For the Eleanor McQuilkin, I was inspired by listening to Wallace Stevens reading his poem, "The Poem That Took the Place of a Mountain" with all sorts of pauses that one wouldn't know to read without hearing him, as if the poem were gasping for ox y gen as if climbing the mountain it would become.
In this lovely 8 line poem, the title announced, "Late Fall" -- fall perhaps arriving late, or the end of the Fall... the tenderness of holding -- not just Fall, like the end of a life, a hurt bird, sensing the the contradiction of wings, not as springboards to another place, but folded, the way a bird will snuggle into itself to sleep, holding the center of itself, protecting its heart.
If you pause after the "just enough" in the 6th line, pause after "afternoon"/ in my hand/bird
watch the "stillness of autumn" broken, just like "breathing just enough" and "its wing folded"
the breaks not telling about breaking, and yet we sense it, knowing Winter is next.
To quote GB Shaw: "play fast to get the agony over with... play slow – to enjoy the glory".
Although we enjoyed the Nocturne, we felt limited by the fact it was only part of a passage.

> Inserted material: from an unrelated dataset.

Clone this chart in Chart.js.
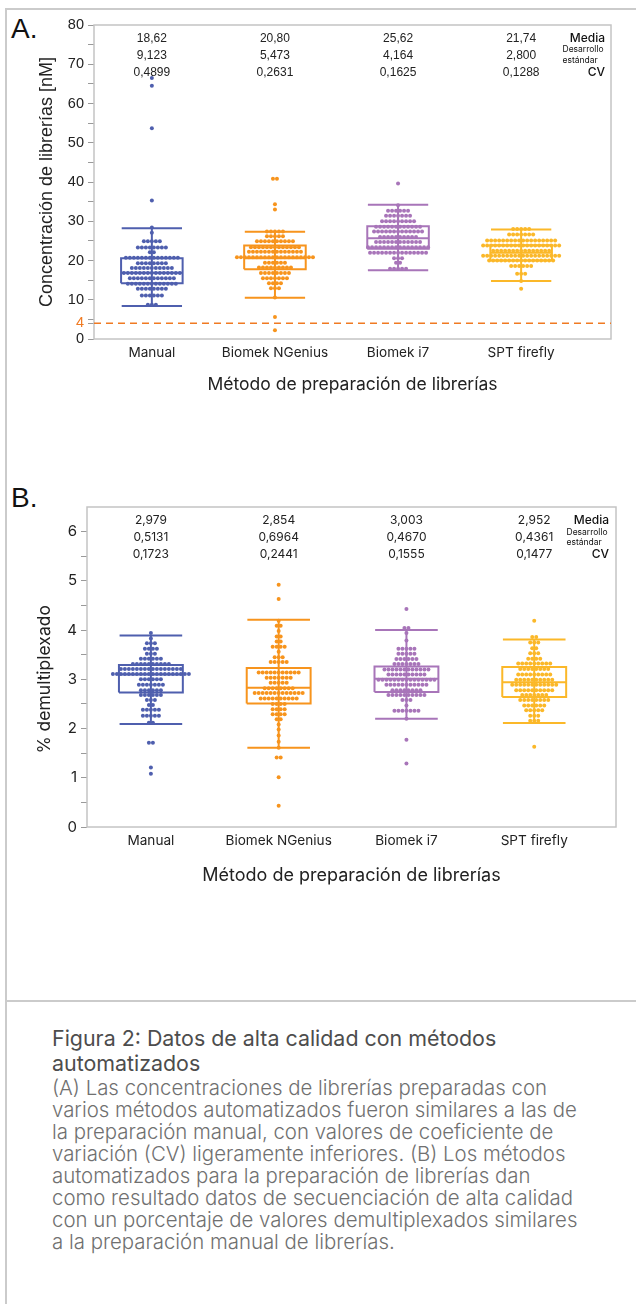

Is it a reference to the town where in 1721-24 rose the splendid palace of La Granja, built for Philip V called "the Versailles of Spain"? Around the palace, Philip V ordered the laying-out of a huge garden with fountains which was also inspired by Versailles. Not a bad place to talk about what poetry is: laid out, with musical fountains, light/shadows, the dignity of human endeavor...
Ishmael Reed's "Beware of this Poem" was a great hit -- the play of mirrors, the way the poem itself becomes alive, and when asking Ishmael about the poem, his response: Glad that you liked my poem. I didn't know how to end it. The statistic cited during a radio broadcast gave me the last lines. I don't think the broadcast could have come up with disappearance as "only
a space in the lives of their friends...
Brilliant!
We ended on Jessie Rittenhouse, who presented the popular American mainstream poetry that Ezra Pound, modernism, James Sibley Watson and The Dial were reacting against. The another/smother embracing this inner line has something to be said for it, juxtaposing humans vs. cows...
One neck folded on another,
What superb complacency
Janine Pomy Vega: Comments included:
dramatic in its content. The opening stanza is a wonderful invitation:
Where does my anger come from
at the laziness, the prosaic?
How many times will you enter a room
and leave it vacant: in and out,
in and out, visiting a temple of possibility
and never leave a gift on the altar?
The poem tile is "gift on the altar" which is how the words feel. She mentions Kabir and Rumi,
with some contemporary spin: "Read the coins you've thrown down into the dirt,
they spell integrity"...
Now what does that mean? In this poem, meaning slips just like the "you" and placing it on "this" side or "that"
so that the repeat of the title as final line and question, is thrown back to you to think about -- how the "ordinary" and the "miracle" the "you" and the "wind" are no more "you" or "me" -- as she sums up:
Oh, so that's it, finally:
No more you or me than that mountain
and that mountain/there.
And no mountain.
(I can read this 3 ways -- how about you?)
Touched, by Deborah Tall gave rise to many stories and a lively conversation. What is it about a stranger thinking they can touch a pregnant woman's belly? How differently we treat each other now...or do we?
Would a stranger seeing a tag outside your clothing tuck it in for you, or has our
sense of space changed.
Comment about Japan subways which perhaps might be crowded...but in terms of how Caucasians are intimate -- they consider caucasians lick each other like dogs...
feel/field day.
meeting some one as stranger... but w/out touch
What a treasure this poets' walk is!